REQUIREMENTS: Omit all images. Transcribe the rest of the material below exactly.

SOURCE DATA:

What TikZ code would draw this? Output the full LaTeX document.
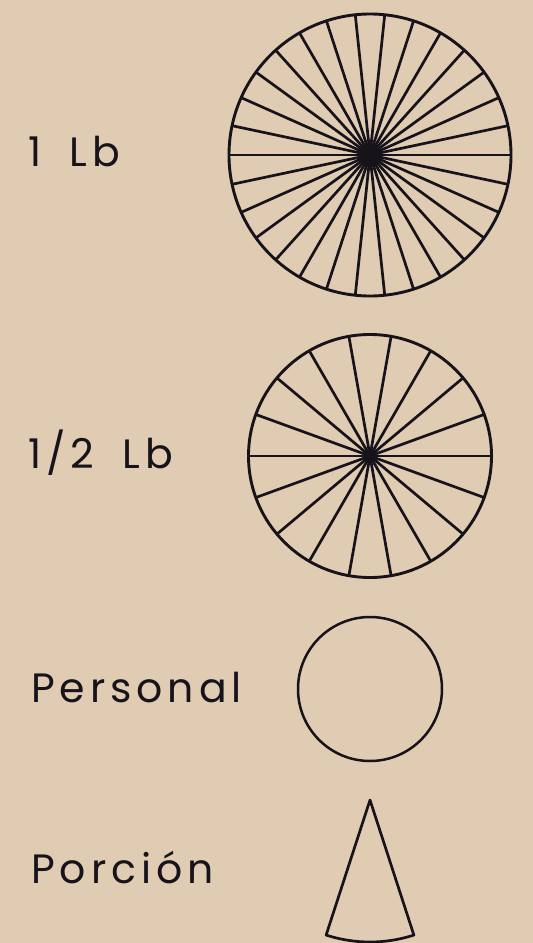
\documentclass[tikz,border=0pt]{standalone}
\usepackage{fontspec}
\setmainfont{Poppins}
\newfontfamily\labelfont{Poppins}[LetterSpace=12,WordSpace=1.8]
\usepackage{tikz}
\usetikzlibrary{positioning,calc}
\definecolor{cBack}{HTML}{E0CCB3}
\definecolor{cInk}{HTML}{16131A}

\begin{document}
\begin{tikzpicture}[
  x=1pt, y=-1pt,
  size/.style={
    anchor=base west, inner sep=0, text=cInk,
    font=\labelfont\fontsize{41}{41}\selectfont
  },
  pie/.style={
    circle, draw=cInk, line width=2.9pt,
    inner sep=0, outer sep=0
  },
  spoke/.style={draw=cInk, line width=2.7pt},
]
% Background
\fill[cBack] (0,0) rectangle (533,943);
\useasboundingbox (0,0) rectangle (533,943);
% Pies
\node[pie,minimum size=282pt] (full) at (370,155) {};
\node[pie,minimum size=243pt] (half) at (370,456) {};
\node[pie,minimum size=144pt,line width=2.5pt] (pers) at (370,689) {};
% Spokes
\foreach \a in {0,12,...,168}
  \draw[spoke] (full.\a) -- (full.\a+180);
\foreach \a in {0,20,...,160}
  \draw[spoke] (half.\a) -- (half.\a+180);
\fill[cInk] (full.center) circle (8);
\fill[cInk] (half.center) circle (5);
% Slice
\coordinate (tip) at (370,800);
\draw[spoke,line join=round] (tip) -- ++(108:142)
  arc[start angle=108, end angle=72, radius=142] -- cycle;
% Labels
\node[size] (lbl1) at (28,166) {1 Lb};
\node[size] (lbl2) at (28,468) {1/2 Lb};
\node[size] (lbl3) at (31,702) {Personal};
\node[size] (lbl4) at (31,883) {Porción};
\end{tikzpicture}
\end{document}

EXERCISE ANSWER:
What TikZ code would draw this? Output the full LaTeX document.
\documentclass[tikz,border=0pt]{standalone}
\usepackage{fontspec}
\setmainfont{Poppins}
\newfontfamily\labelfont{Poppins}[LetterSpace=12,WordSpace=1.8]
\usepackage{tikz}
\usetikzlibrary{positioning,calc}
\definecolor{cBack}{HTML}{E0CCB3}
\definecolor{cInk}{HTML}{16131A}

\begin{document}
\begin{tikzpicture}[
  x=1pt, y=-1pt,
  size/.style={
    anchor=base west, inner sep=0, text=cInk,
    font=\labelfont\fontsize{41}{41}\selectfont
  },
  pie/.style={
    circle, draw=cInk, line width=2.9pt,
    inner sep=0, outer sep=0
  },
  spoke/.style={draw=cInk, line width=2.7pt},
]
% Background
\fill[cBack] (0,0) rectangle (533,943);
\useasboundingbox (0,0) rectangle (533,943);
% Pies
\node[pie,minimum size=282pt] (full) at (370,155) {};
\node[pie,minimum size=243pt] (half) at (370,456) {};
\node[pie,minimum size=144pt,line width=2.5pt] (pers) at (370,689) {};
% Spokes
\foreach \a in {0,12,...,168}
  \draw[spoke] (full.\a) -- (full.\a+180);
\foreach \a in {0,20,...,160}
  \draw[spoke] (half.\a) -- (half.\a+180);
\fill[cInk] (full.center) circle (8);
\fill[cInk] (half.center) circle (5);
% Slice
\coordinate (tip) at (370,800);
\draw[spoke,line join=round] (tip) -- ++(108:142)
  arc[start angle=108, end angle=72, radius=142] -- cycle;
% Labels
\node[size] (lbl1) at (28,166) {1 Lb};
\node[size] (lbl2) at (28,468) {1/2 Lb};
\node[size] (lbl3) at (31,702) {Personal};
\node[size] (lbl4) at (31,883) {Porción};
\end{tikzpicture}
\end{document}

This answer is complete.